Paying scarcely any attention at all to the actual bride and groom, John’s narrative is about the marriage of God and His people. The wedding feast without wine is the situation in which the old traditions of blind obedience to strict laws and harsh doctrines, like the empty ceremonial jars, have lost their power. In their place, God-in-Jesus brings the new wine of compassion and mercy that brings abundant life as it transforms lives where the wine has run dry.

3. A New Church at the Foot of the Cross

By Jesus’ “My hour has not yet come”, Cana points to the cross at Calvary.

At the foot of the cross, the scene of excruciating pain is transformed and glorified as well.
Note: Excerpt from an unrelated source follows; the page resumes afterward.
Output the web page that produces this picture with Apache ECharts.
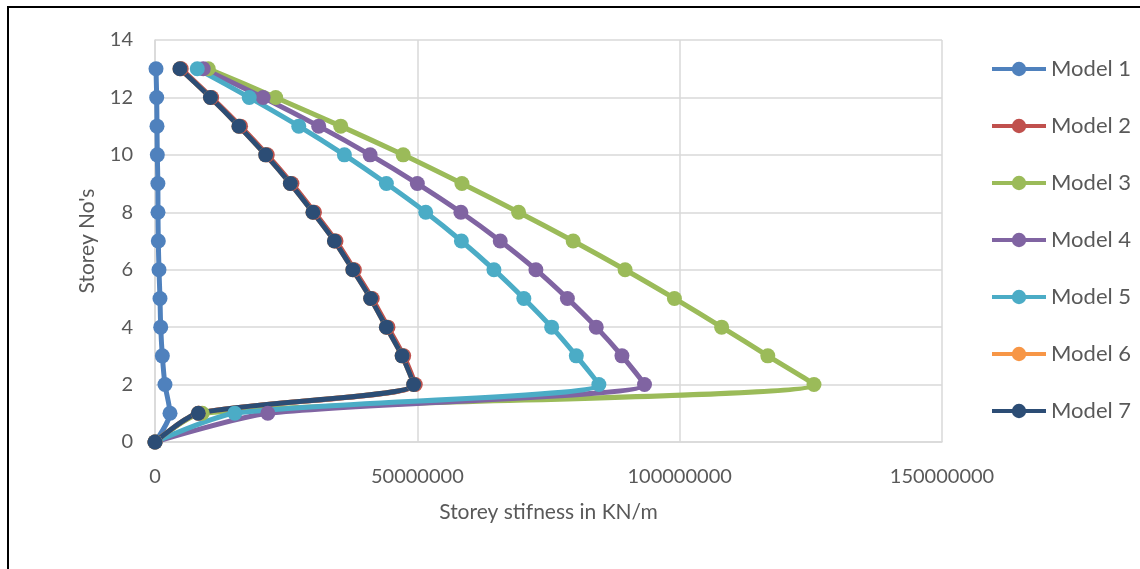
<!DOCTYPE html>
<html>
<head>
<meta charset="utf-8">
<script src="https://cdn.jsdelivr.net/npm/echarts@6/dist/echarts.min.js"></script>
<style>
  html, body { margin: 0; padding: 0; background: #fff; }
  #chart { width: 1140px; height: 569px; }
</style>
</head>
<body>
<div id="chart"></div>
<script>
// Storey numbers (y) from ground to roof
const storeys = [0, 1, 2, 3, 4, 5, 6, 7, 8, 9, 10, 11, 12, 13];

// Storey stiffness (KN/m) for each model, storey 0 .. 13
const model1 = [0, 2860000, 1900000, 1400000, 1090000, 950000, 760000, 630000, 570000, 550000, 440000, 380000, 320000, 190000];
const model2 = [0, 8400000, 49600000, 47400000, 44400000, 41400000, 38000000, 34500000, 30400000, 26100000, 21400000, 16300000, 10800000, 5000000];
const model3 = [0, 9000000, 125600000, 116800000, 108000000, 99000000, 89600000, 79700000, 69300000, 58500000, 47300000, 35400000, 23000000, 10150000];
const model4 = [0, 21500000, 93300000, 89000000, 84100000, 78600000, 72600000, 65800000, 58300000, 50000000, 41000000, 31200000, 20600000, 9200000];
const model5 = [0, 15200000, 84600000, 80300000, 75600000, 70300000, 64600000, 58400000, 51600000, 44100000, 36100000, 27400000, 17960000, 8060000];
const model6 = [0, 8250000, 49300000, 47100000, 44100000, 41100000, 37700000, 34200000, 30100000, 25800000, 21100000, 16000000, 10570000, 4760000];
const model7 = [0, 8250000, 49300000, 47100000, 44100000, 41100000, 37700000, 34200000, 30100000, 25800000, 21100000, 16000000, 10570000, 4760000];

const modelNames = ['Model 1', 'Model 2', 'Model 3', 'Model 4', 'Model 5', 'Model 6', 'Model 7'];
const modelValues = [model1, model2, model3, model4, model5, model6, model7];
const modelColors = ['#4F81BD', '#C0504D', '#9BBB59', '#8064A2', '#4BACC6', '#F79646', '#2C4D75'];

const textColor = '#595959';
const gridColor = '#d9d9d9';
const fontFamily = 'Lato, "Open Sans", sans-serif';
const seriesLineWidth = 5;

const chart = echarts.init(document.getElementById('chart'), null, { renderer: 'canvas' });

const series = modelNames.map((name, i) => ({
  name: name,
  type: 'line',
  smooth: 0.25,
  symbol: 'circle',
  symbolSize: 15,
  showAllSymbol: true,
  lineStyle: { width: seriesLineWidth, color: modelColors[i] },
  itemStyle: { color: modelColors[i] },
  emphasis: { disabled: true },
  data: modelValues[i].map((v, k) => [v, storeys[k]])
}));

chart.setOption({
  animation: false,
  backgroundColor: '#ffffff',
  textStyle: { fontFamily: fontFamily, color: textColor },
  grid: { left: 155, right: 198, top: 40, bottom: 127, containLabel: false },
  xAxis: {
    type: 'value',
    min: 0,
    max: 150000000,
    interval: 50000000,
    name: 'Storey stifness in KN/m',
    nameLocation: 'middle',
    nameGap: 60,
    nameTextStyle: { fontSize: 21, color: textColor, fontFamily: fontFamily },
    axisLine: { show: true, lineStyle: { color: gridColor, width: 1.5 } },
    axisTick: { show: false },
    axisLabel: {
      fontSize: 20, color: textColor, margin: 25, fontFamily: fontFamily,
      formatter: (v) => String(v)
    },
    splitLine: { show: true, lineStyle: { color: gridColor, width: 1.5 } }
  },
  yAxis: {
    type: 'value',
    min: 0,
    max: 14,
    interval: 2,
    name: "Storey No's",
    nameLocation: 'middle',
    nameGap: 57,
    nameRotate: 90,
    nameTextStyle: { fontSize: 21, color: textColor, fontFamily: fontFamily },
    axisLine: { show: true, lineStyle: { color: gridColor, width: 1.5 } },
    axisTick: { show: false },
    axisLabel: { fontSize: 20, color: textColor, margin: 22, fontFamily: fontFamily },
    splitLine: { show: true, lineStyle: { color: gridColor, width: 1.5 } }
  },
  legend: {
    orient: 'vertical',
    left: 985,
    top: 53,
    itemWidth: 54,
    itemHeight: 18,
    itemGap: 35,
    lineStyle: { width: 4 },
    textStyle: { fontSize: 22, color: textColor, fontFamily: fontFamily },
    data: modelNames
  },
  graphic: [
    {
      type: 'polyline',
      silent: true,
      shape: { points: [[8, 569], [8, 7], [1140, 7]] },
      style: { stroke: '#000000', lineWidth: 2, fill: null }
    }
  ],
  series: series
});
</script>
</body>
</html>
And since this transformed scene comes after the ministry of Jesus, it points to the future, to the completely new, never-before, era of the disciples whom Jesus of Nazareth has left behind.
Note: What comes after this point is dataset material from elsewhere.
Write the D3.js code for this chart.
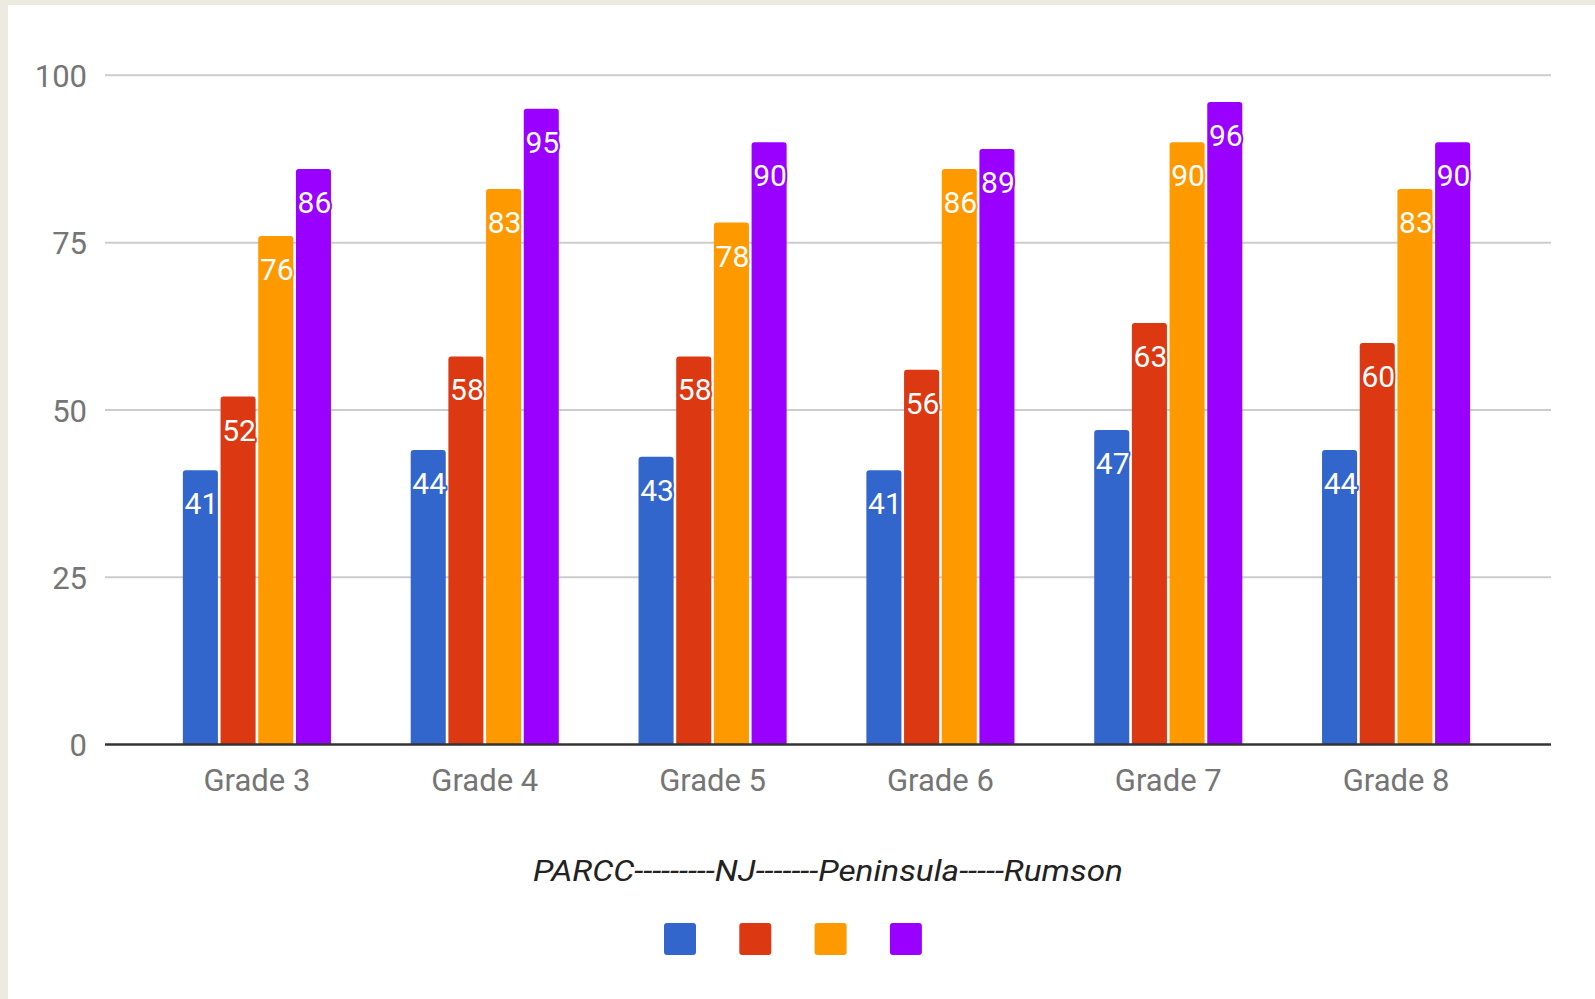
<!DOCTYPE html>
<html>
<head>
<meta charset="utf-8">
<script src="https://cdn.jsdelivr.net/npm/d3@7"></script>
<style>
    html, body { margin: 0; padding: 0; background: #edeae0; }
    svg { display: block; font-family: Roboto, "Noto Sans", sans-serif; }
</style>
</head>
<body>
<script>
const width = 1595, height = 999;

// data
const grades = ["Grade 3", "Grade 4", "Grade 5", "Grade 6", "Grade 7", "Grade 8"];
const seriesNames = ["PARCC", "NJ", "Peninsula", "Rumson"];
const parcc     = [41, 44, 43, 41, 47, 44];
const nj        = [52, 58, 58, 56, 63, 60];
const peninsula = [76, 83, 78, 86, 90, 83];
const rumson    = [86, 95, 90, 89, 96, 90];
const yTicks = [0, 25, 50, 75, 100];
const colors = ["#3366cc", "#dc3912", "#ff9900", "#9900ff"];
const legendTitle = "PARCC---------NJ-------Peninsula-----Rumson";

const values = [parcc, nj, peninsula, rumson];
const rows = [];
grades.forEach((g, i) => {
    values.forEach((s, k) => rows.push({ grade: g, series: k, value: s[i] }));
});

const svg = d3.select("body")
    .append("svg")
    .attr("width", width)
    .attr("height", height);

// white card over the beige frame
svg.append("rect")
    .attr("x", 8).attr("y", 5)
    .attr("width", width - 8).attr("height", height - 5)
    .attr("fill", "#ffffff");

const y = d3.scaleLinear().domain([0, 100]).range([744.6, 75.3]);

const x = d3.scaleBand()
    .domain(grades)
    .range([143, 1510])
    .paddingInner(0.35)
    .paddingOuter(0.175);

const xInner = d3.scaleBand()
    .domain(d3.range(seriesNames.length))
    .range([0, x.bandwidth()])
    .paddingInner(0.07);

const gridLeft = 105, gridRight = 1551;

// gridlines
svg.append("g")
    .selectAll("line")
    .data(yTicks.filter(t => t > 0))
    .enter()
    .append("line")
    .attr("x1", gridLeft).attr("x2", gridRight)
    .attr("y1", d => y(d)).attr("y2", d => y(d))
    .attr("stroke", "#cccccc")
    .attr("stroke-width", 2);

// y axis labels
const yAxis = svg.append("g")
    .attr("transform", `translate(${gridLeft - 18},0)`)
    .call(d3.axisLeft(y).tickValues(yTicks).tickSize(0).tickPadding(0));
yAxis.select(".domain").remove();
yAxis.selectAll("text")
    .attr("font-size", "31px")
    .attr("fill", "#757575")
    .attr("font-family", "Roboto, sans-serif")
    .attr("dy", "0.36em");

// bars with rounded tops
function barPath(x0, y0, w, h, r) {
    return `M${x0},${y0 + h}V${y0 + r}Q${x0},${y0} ${x0 + r},${y0}` +
        `H${x0 + w - r}Q${x0 + w},${y0} ${x0 + w},${y0 + r}V${y0 + h}Z`;
}

const bars = svg.append("g")
    .selectAll("path")
    .data(rows)
    .enter()
    .append("path")
    .attr("d", d => {
        const bx = x(d.grade) + xInner(d.series);
        const by = y(d.value);
        return barPath(bx, by, xInner.bandwidth(), y(0) - by, 3);
    })
    .attr("fill", d => colors[d.series]);

// value labels, white with a halo in the bar colour
svg.append("g")
    .selectAll("text")
    .data(rows)
    .enter()
    .append("text")
    .attr("x", d => x(d.grade) + xInner(d.series) + xInner.bandwidth() / 2 + 1)
    .attr("y", d => y(d.value) + 44)
    .attr("text-anchor", "middle")
    .attr("font-size", "30px")
    .attr("fill", "#ffffff")
    .attr("stroke", d => colors[d.series])
    .attr("stroke-width", 4)
    .attr("stroke-linejoin", "round")
    .attr("paint-order", "stroke")
    .text(d => d.value);

// baseline
svg.append("line")
    .attr("x1", gridLeft).attr("x2", gridRight)
    .attr("y1", y(0)).attr("y2", y(0))
    .attr("stroke", "#333333")
    .attr("stroke-width", 2.5);

// x axis labels
const xAxis = svg.append("g")
    .attr("transform", `translate(0,${y(0)})`)
    .call(d3.axisBottom(x).tickSize(0).tickPadding(0));
xAxis.select(".domain").remove();
xAxis.selectAll("text")
    .attr("font-size", "31px")
    .attr("fill", "#757575")
    .attr("font-family", "Roboto, sans-serif")
    .attr("dy", "1.5em");

// legend title
svg.append("text")
    .attr("x", 828)
    .attr("y", 881)
    .attr("text-anchor", "middle")
    .attr("font-size", "29px")
    .attr("font-style", "italic")
    .attr("fill", "#222222")
    .attr("textLength", 590)
    .attr("lengthAdjust", "spacingAndGlyphs")
    .text(legendTitle);

// legend swatches
svg.append("g")
    .selectAll("rect")
    .data(seriesNames)
    .enter()
    .append("rect")
    .attr("x", (d, i) => 664 + i * 75.3)
    .attr("y", 923)
    .attr("width", 32)
    .attr("height", 32)
    .attr("rx", 3)
    .attr("fill", (d, i) => colors[i]);
</script>
</body>
</html>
As it happened, Jesus on the cross gave Mary to the beloved disciple (symbolising all beloved disciples, therefore) as his mother, and gave the beloved disciple to Mary as her son, and the beloved disciple then took Mary to his house (John 19:26-27). Jesus on the cross established the Church at the foot of the cross, bringing into existence a whole new community of believing disciples with Mary in their midst. Jesus on the cross willed that the Church – the faith community of disciples that came after him – shall take Mary as their mother, bringing her into their hearts, into their community, into their homes, to honour her and to listen to her counsel. Mary, whom the evangelist John has indicated as standing out from amongst the disciples at Cana, has now by the will of Jesus the Christ, become the Mother of the Church and so becomes herself a model of faith and discipleship par excellence. That is the abiding vision from John’s Gospel.